Angular's new AI Tutor takes a project-based approach to learning, guiding you through building a "Smart Recipe Box" application. It uses an MCP (Model Context Protocol) server that integrates with AI-powered editors. The learning cycle is refreshing: brief concept explanations, generic code examples, then open-ended exercises where you solve problems yourself. The tutor reads your actual project files to verify your solution, and you can ask for hints or detailed guidance when stuck. It's a thoughtful implementation of AI-assisted learning that prioritizes critical thinking over passive code consumption - exactly the kind of interactive education that makes framework adoption less intimidating for developers returning after a hiatus.
2026-01-18 · 1:08 PM
overreacted - What if we applied file-system concepts to social media?
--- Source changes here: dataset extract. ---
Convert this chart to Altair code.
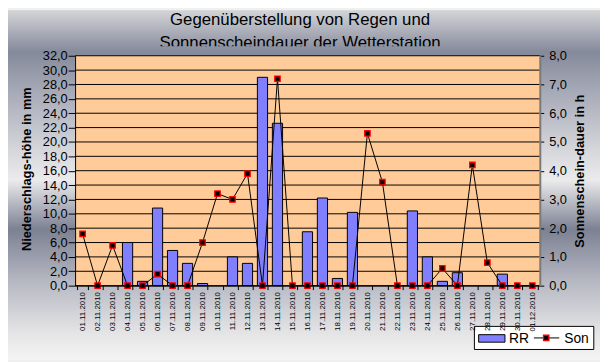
import altair as alt
import pandas as pd

# ---------------- data ----------------
dates = ["01.11.2010", "02.11.2010", "03.11.2010", "04.11.2010", "05.11.2010",
         "06.11.2010", "07.11.2010", "08.11.2010", "09.11.2010", "10.11.2010",
         "11.11.2010", "12.11.2010", "13.11.2010", "14.11.2010", "15.11.2010",
         "16.11.2010", "17.11.2010", "18.11.2010", "19.11.2010", "20.11.2010",
         "21.11.2010", "22.11.2010", "23.11.2010", "24.11.2010", "25.11.2010",
         "26.11.2010", "27.11.2010", "28.11.2010", "29.11.2010", "30.11.2010",
         "01.12.2010"]
rr_mm = [0, 0, 0, 6.0, 0.6, 10.8, 4.9, 3.1, 0.3, 0,
         4.0, 3.1, 29.0, 22.6, 0, 7.5, 12.2, 1.0, 10.2, 0,
         0, 0, 10.4, 4.0, 0.6, 1.8, 0, 0, 1.6, 0,
         0]
sun_h = [1.8, 0, 1.4, 0, 0, 0.4, 0, 0, 1.5, 3.2,
         3.0, 3.9, 0, 7.2, 0, 0, 0, 0, 0, 5.3,
         3.6, 0, 0, 0, 0.6, 0, 4.2, 0.8, 0, 0,
         0]
mm_ticks = [0, 2, 4, 6, 8, 10, 12, 14, 16, 18, 20, 22, 24, 26, 28, 30, 32]
h_ticks = [0, 1, 2, 3, 4, 5, 6, 7, 8]
title_lines = ["Gegenüberstellung von Regen und", "Sonnenscheindauer der Wetterstation"]
y_title_left = "Niederschlags-höhe in mm"
y_title_right = "Sonnenschein-dauer in h"
legend_labels = ["RR", "Son"]

# ---------------- layout / style ----------------
W, H = 471, 233
PL, PT, PR, PB = 68, 46, 61, 75
FONT = "Liberation Sans"
BAR_FILL = "#8080ff"
PEACH = "#ffcc99"

# metallic background (screen y -> colour)
BG_Y = [0, 10, 50, 100, 150, 180, 230, 283, 333, 362]
BG_C = ["#d9d9db", "#d0d1d5", "#858a9b", "#aeb1bd", "#d6d7db", "#ebebec",
        "#7c8193", "#b6b8c2", "#e3e3e5", "#f4f4f4"]


def hex2rgb(h):
    h = h.lstrip("#")
    return [int(h[i:i + 2], 16) for i in (0, 2, 4)]


def rgb2hex(c):
    return "#%02x%02x%02x" % tuple(int(round(v)) for v in c)


def color_at(y):
    for i in range(len(BG_Y) - 1):
        if BG_Y[i] <= y <= BG_Y[i + 1]:
            t = (y - BG_Y[i]) / (BG_Y[i + 1] - BG_Y[i])
            a, b = hex2rgb(BG_C[i]), hex2rgb(BG_C[i + 1])
            return rgb2hex([a[k] + (b[k] - a[k]) * t for k in range(3)])
    return BG_C[-1] if y > BG_Y[-1] else BG_C[0]


def gradient(y0, y1):
    ys = [y0] + [y for y in BG_Y if y0 < y < y1] + [y1]
    return {"gradient": "linear", "x1": 0, "y1": 0, "x2": 0, "y2": 1,
            "stops": [{"offset": (y - y0) / (y1 - y0), "color": color_at(y)} for y in ys]}


base = pd.DataFrame({"date": dates, "rr": rr_mm, "son": sun_h})
one = pd.DataFrame({"k": [0]})
grid_df = pd.DataFrame({"rr": mm_ticks})

x_axis = alt.Axis(title=None, labelAngle=270, labelFont=FONT,
                  labelFontSize=8, labelColor="black", labelPadding=2,
                  labelOverlap=False, tickBand="extent", tickSize=4,
                  tickColor="black", domainColor="black", grid=False, zindex=1)
x_enc = alt.X("date:N", sort=dates,
              scale=alt.Scale(domain=dates, paddingInner=0.32, paddingOuter=0.16),
              axis=x_axis)

yl_scale = alt.Scale(domain=[0, 32], nice=False, zero=True)
yl_axis = alt.Axis(title=y_title_left, values=mm_ticks,
                   labelExpr="replace(format(datum.value, '.1f'), '.', ',')",
                   labelFont=FONT, labelFontSize=13, labelColor="black",
                   labelPadding=1, labelOverlap=False, labelFlush=False,
                   tickSize=7, tickColor="black", domainColor="black",
                   grid=False, zindex=1,
                   titleFont=FONT, titleFontSize=13, titleFontWeight="bold",
                   titleColor="black", titleAngle=270, titleX=-44.8, titleY=H / 2 - 2,
                   titleAlign="center", titleBaseline="alphabetic")

yr_scale = alt.Scale(domain=[0, 8], nice=False, zero=True)
yr_axis = alt.Axis(title=y_title_right, orient="right", values=h_ticks,
                   labelExpr="replace(format(datum.value, '.1f'), '.', ',')",
                   labelFont=FONT, labelFontSize=13, labelColor="black",
                   labelPadding=5, labelOverlap=False, labelFlush=False,
                   tickSize=4, tickColor="black", domainColor="#7a7a7a",
                   domainWidth=2, grid=False, zindex=1,
                   titleFont=FONT, titleFontSize=13, titleFontWeight="bold",
                   titleColor="black", titleAngle=270, titleX=44, titleY=H / 2,
                   titleAlign="center", titleBaseline="alphabetic")

# background + title
bg = alt.Chart(one).mark_rect(fill=gradient(8, 362), strokeWidth=0).encode(
    x=alt.value(-PL), x2=alt.value(W + PR), y=alt.value(-PT), y2=alt.value(H + PB))
t1 = alt.Chart(one).mark_text(text=title_lines[0], font=FONT, fontSize=17, color="black",
                              align="center", baseline="alphabetic").encode(
    x=alt.value(228), y=alt.value(-31))
t2 = alt.Chart(one).mark_text(text=title_lines[1], font=FONT, fontSize=17, color="black",
                              align="center", baseline="alphabetic").encode(
    x=alt.value(228), y=alt.value(-8))
strip = alt.Chart(one).mark_rect(fill=gradient(44.5, 54), strokeWidth=0).encode(
    x=alt.value(-PL), x2=alt.value(W + PR), y=alt.value(-9.5), y2=alt.value(0))
peach = alt.Chart(one).mark_rect(fill=PEACH, strokeWidth=0).encode(
    x=alt.value(0), x2=alt.value(W), y=alt.value(0), y2=alt.value(H))

grid = alt.Chart(grid_df).mark_rule(color="black", strokeWidth=1).encode(
    y=alt.Y("rr:Q", scale=yl_scale, axis=yl_axis),
    x=alt.value(0), x2=alt.value(W))

bars = alt.Chart(base).transform_filter("datum.rr > 0").mark_bar(
    fill=BAR_FILL, stroke="black", strokeWidth=1).encode(
    x=x_enc, y=alt.Y("rr:Q", scale=yl_scale, axis=yl_axis))

left = alt.layer(bg, t1, t2, strip, peach, grid, bars)

line = alt.Chart(base).mark_line(color="black", strokeWidth=1).encode(
    x=x_enc, y=alt.Y("son:Q", scale=yr_scale, axis=yr_axis))
points = alt.Chart(base).mark_point(shape="square", filled=True, fill="black",
                                    stroke="red", strokeWidth=1.3, size=30,
                                    opacity=1).encode(
    x=x_enc, y=alt.Y("son:Q", scale=yr_scale, axis=yr_axis))

# legend box
lg_box = alt.Chart(one).mark_rect(fill="white", stroke="black", strokeWidth=1).encode(
    x=alt.value(404.7), x2=alt.value(525.7), y=alt.value(274.3), y2=alt.value(297.7))
lg_sw = alt.Chart(one).mark_rect(fill=BAR_FILL, stroke="black", strokeWidth=1).encode(
    x=alt.value(409), x2=alt.value(435.7), y=alt.value(282.7), y2=alt.value(290.3))
lg_t1 = alt.Chart(one).mark_text(text=legend_labels[0], font=FONT, fontSize=14,
                                 color="black", align="left", baseline="alphabetic").encode(
    x=alt.value(439.7), y=alt.value(291))
lg_ln = alt.Chart(one).mark_rule(color="black", strokeWidth=1).encode(
    x=alt.value(465), x2=alt.value(490.7), y=alt.value(286))
lg_pt = alt.Chart(one).mark_point(shape="square", filled=True, fill="black",
                                  stroke="red", strokeWidth=1.3, size=30, opacity=1).encode(
    x=alt.value(477.5), y=alt.value(286))
lg_t2 = alt.Chart(one).mark_text(text=legend_labels[1], font=FONT, fontSize=14,
                                 color="black", align="left", baseline="alphabetic").encode(
    x=alt.value(495.7), y=alt.value(291))

right = alt.layer(line, points, lg_box, lg_sw, lg_t1, lg_ln, lg_pt, lg_t2)

chart = alt.layer(left, right).resolve_scale(y="independent").properties(
    width=W, height=H,
    padding={"left": PL, "top": PT, "right": PR, "bottom": PB},
    autosize=alt.AutoSizeParams(type="none"),
    background="#f0f0f0",
).configure(font=FONT).configure_view(stroke="transparent")

chart.save("out.html", embed_options={"renderer": "svg", "actions": False})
Dan Abramov proposes treating social content like files - portable, app-agnostic, owned by the creator rather than the platform. He imagines syntax like `aliceowns` for ownership and `repost` for sharing. The core problem: platforms like Instagram, Twitter, and TikTok have locked our content inside walled gardens. If a platform dies or changes rules, our content might vanish or become inaccessible. A social filesystem returns ownership to users, but faces massive resistance from platforms with no incentive to build it. The decentralized, user-owned internet sounds ideal - the question is whether the next generation of social apps will make it reality.
2026-01-18 · 9:09 PM
Pinchy's origin.
Clawdbot is an open-source personal AI assistant that lives on your own infrastructure - whether that's a Raspberry Pi, Mac, or Linux box. Unlike cloud-based assistants, you control everything: it connects to WhatsApp, Telegram, iMessage, Discord, and more. It can manage emails, calendars, control smart homes, write code, and even modify itself through a hackable skill system. People are using it to check in for flights, build websites from their phones, and automate their entire digital lives. The testimonials are wild - someone built a whole website on a Nokia 3310 through it, another had it automatically control their air purifier based on biomarker goals. It's basically what Siri was supposed to be, but actually works.